Cenamos a las nueve
Amanda el centro de gravedad donde orbitan hasta desaparecer los rostros pasajeros y las historias a medio contar
Saúl le echa al taxi doce horas diarias en el turno de día. Es hablador, pero de pocas palabras, de esos que lanzan frases cortas y directas sin pretensiones. Su charla esconde una cultura mermada que apenas se esboza en comentarios sueltos que revelan más de lo que él mismo imagina. Hoy es domingo y toca salir a las matrículas impar, la suya. A primera hora, las calles están más tranquilas y se acomoda en el taxi como cada día, a esperar. Cada cliente es una oportunidad de alivio breve entre las esperas aunque no siempre. A veces, el alivio funciona al revés, cuando el pasajero baja, y tiene que refrescar la confianza en el ser humano con el humo de un par de cigarros para que no consigan enturbiarle la jornada. Imbéciles hay en todos lados, se dice, y no siempre me tocan a mí. Saúl es un hombre de fe. A veces, mientras espera en una esquina desierta, observa a aquellos que hacen la vida a pie. La vida es movimiento, le dijo a un compañero en una charla llena de silencios; éste asintió firmemente mientras contestaba un par de mensajes en su nuevo smartphone. Saúl era más de pensar para adentro.
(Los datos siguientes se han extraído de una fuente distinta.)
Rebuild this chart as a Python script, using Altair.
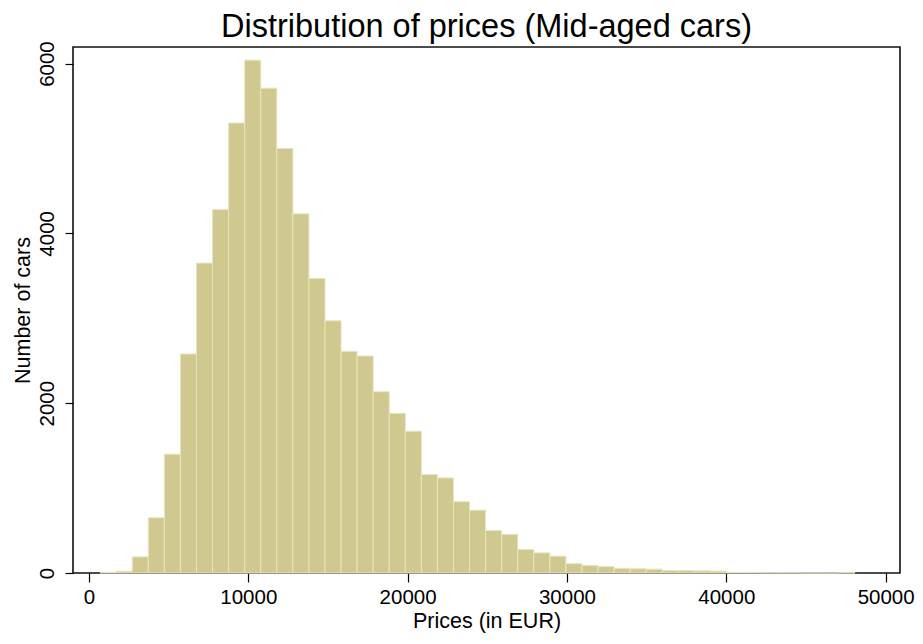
import altair as alt
import pandas as pd

# Histogram bins (EUR) and counts
bin_left = [702, 1710, 2718, 3726, 4734, 5742, 6750, 7758, 8766, 9774,
            10782, 11790, 12798, 13806, 14814, 15822, 16830, 17838, 18846, 19854,
            20862, 21870, 22878, 23886, 24894, 25902, 26910, 27918, 28926, 29934,
            30942, 31950, 32958, 33966, 34974, 35982, 36990, 37998, 39006, 40014,
            41022, 42030, 43038, 44046, 45054, 46062, 47070]
bin_right = [1710, 2718, 3726, 4734, 5742, 6750, 7758, 8766, 9774, 10782,
             11790, 12798, 13806, 14814, 15822, 16830, 17838, 18846, 19854, 20862,
             21870, 22878, 23886, 24894, 25902, 26910, 27918, 28926, 29934, 30942,
             31950, 32958, 33966, 34974, 35982, 36990, 37998, 39006, 40014, 41022,
             42030, 43038, 44046, 45054, 46062, 47070, 48078]
counts = [5, 20, 190, 650, 1400, 2580, 3650, 4280, 5300, 6040,
          5710, 5000, 4230, 3470, 2970, 2610, 2555, 2135, 1880, 1670,
          1160, 1120, 840, 740, 500, 455, 278, 237, 198, 110,
          90, 75, 55, 50, 45, 30, 28, 25, 22, 6,
          5, 4, 3, 2, 1, 0, 4]

x_ticks = [0, 10000, 20000, 30000, 40000, 50000]
y_ticks = [0, 2000, 4000, 6000]

df = pd.DataFrame({"lo": bin_left, "hi": bin_right, "n": counts})

FONT = "Liberation Sans"

chart = alt.Chart(df).mark_bar(
    color="#cfc98f", stroke="#e8e4c2", strokeWidth=1
).encode(
    x=alt.X("lo:Q",
            scale=alt.Scale(domain=[-1000, 50900], nice=False, zero=False),
            axis=alt.Axis(values=x_ticks, title="Prices (in EUR)", grid=False,
                          domain=False, tickSize=9, tickColor="black", tickWidth=1.2,
                          labelFontSize=20.5, titleFontSize=21.5, labelPadding=5,
                          titlePadding=3, labelFont=FONT, titleFont=FONT,
                          labelColor="black", titleColor="black", titleFontWeight="normal",
                          format="d")),
    x2="hi:Q",
    y=alt.Y("n:Q",
            scale=alt.Scale(domain=[0, 6195], nice=False),
            axis=alt.Axis(values=y_ticks, title="Number of cars", grid=False,
                          domain=False, tickSize=8, tickColor="black", tickWidth=1.2,
                          labelAngle=270, labelAlign="center", labelBaseline="bottom",
                          labelFontSize=20.5, titleFontSize=21.5, labelPadding=8,
                          titlePadding=3, labelFont=FONT, titleFont=FONT,
                          labelColor="black", titleColor="black", titleFontWeight="normal",
                          format="d")),
    y2=alt.datum(0),
).properties(
    width=827,
    height=526,
    background="white",
    title=alt.TitleParams("Distribution of prices (Mid-aged cars)", font=FONT,
                          fontSize=32.5, fontWeight="normal", color="black",
                          anchor="middle", frame="group", offset=-3),
    autosize="none",
    padding={"left": 65, "top": 39, "right": 15, "bottom": 63},
).configure_view(
    stroke="#111111", strokeWidth=1.6
)

chart.save("out.html", embed_options={"renderer": "svg", "actions": False})
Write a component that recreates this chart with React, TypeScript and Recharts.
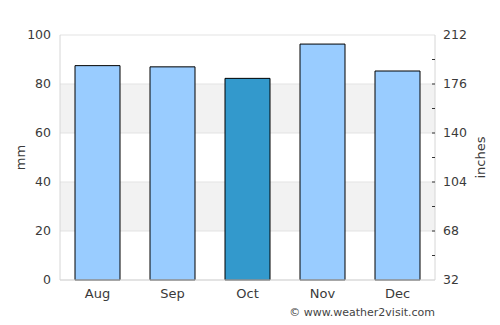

Cada día llega a casa a las ocho y a las nueve cena junto a su mujer.
Amanda dejó de trabajar hace un par de años, cuando sus huesos comenzaron a dolerle más de la cuenta. Le parecía como si el cuerpo se le hubiera convertido en un campo de batalla entre el cansancio y la resistencia. Con el tiempo cada movimiento requería de una fuerza mayor y cada articulación simulaba una máquina sin engrasar. En los peores momentos, la fatiga no la deja levantarse como si una sombra perdiera su inconsistencia y volcara todo el peso sobre su ser. Sin el bullicio del trabajo ni las rutinas de antes, los días transcurren en casa entre largas pausas y pequeñas tareas que le ayudan a superar sus límites. Los hijos se hicieron mayores y salieron volando por la ventana al olor de sus propias vidas. Saúl pasa muchas horas en el taxi pero cada noche encuentran su momento cuando se sientan juntos a cenar.
Para Saúl, los días están llenos de rostros fugaces, palabras a medias y silencios densos. El ir y venir de los viajeros transforma la realidad a cada instante; se encuentran y despiden, se ríen, murmuran, se besan, se enfadan, hablan por teléfono o escriben en el ordenador, le cuentan sus anhelos y tristezas o le discuten fehacientemente la noticia que acaba de vomitar el transistor. Saúl, desde su propia existencia en un compás diferente, les asiente, charla o sonríe mientras los contempla como si fueran fichas de múltiples colores sobre un tablero de ajedrez. El movimiento es más que desplazarse, se dice, es un cambio de perspectiva. Desde el interior del taxi aprecia, como fotogramas que se suceden, la vida de los demás. Desde su propio interior Amanda le resulta el refugio en el que apartarse del mundo; aquel lugar en el que las imágenes del día cobran sentido al narrarlas y donde el ruido de fondo de las historias de otros desaparecen. Amanda es el interludio entre secuencias, desde donde su largas jornadas cobran sentido. Él le cuenta al llegar a casa, mientras cuelga la chaqueta y enciende el televisor. Ella le escucha cautiva como quien ve un documental sobre los entresijos de los humanos proyectado a cámara lenta. Sin ella, todos esos fragmentos de vidas observadas no tienen razón de ser, se dice. Amanda es la constante en un día repleto de variables, el centro de gravedad donde orbitan hasta desaparecer los rostros pasajeros y las historias a medio contar. En Amanda el movimiento se hace de quietud, se llena de hogar.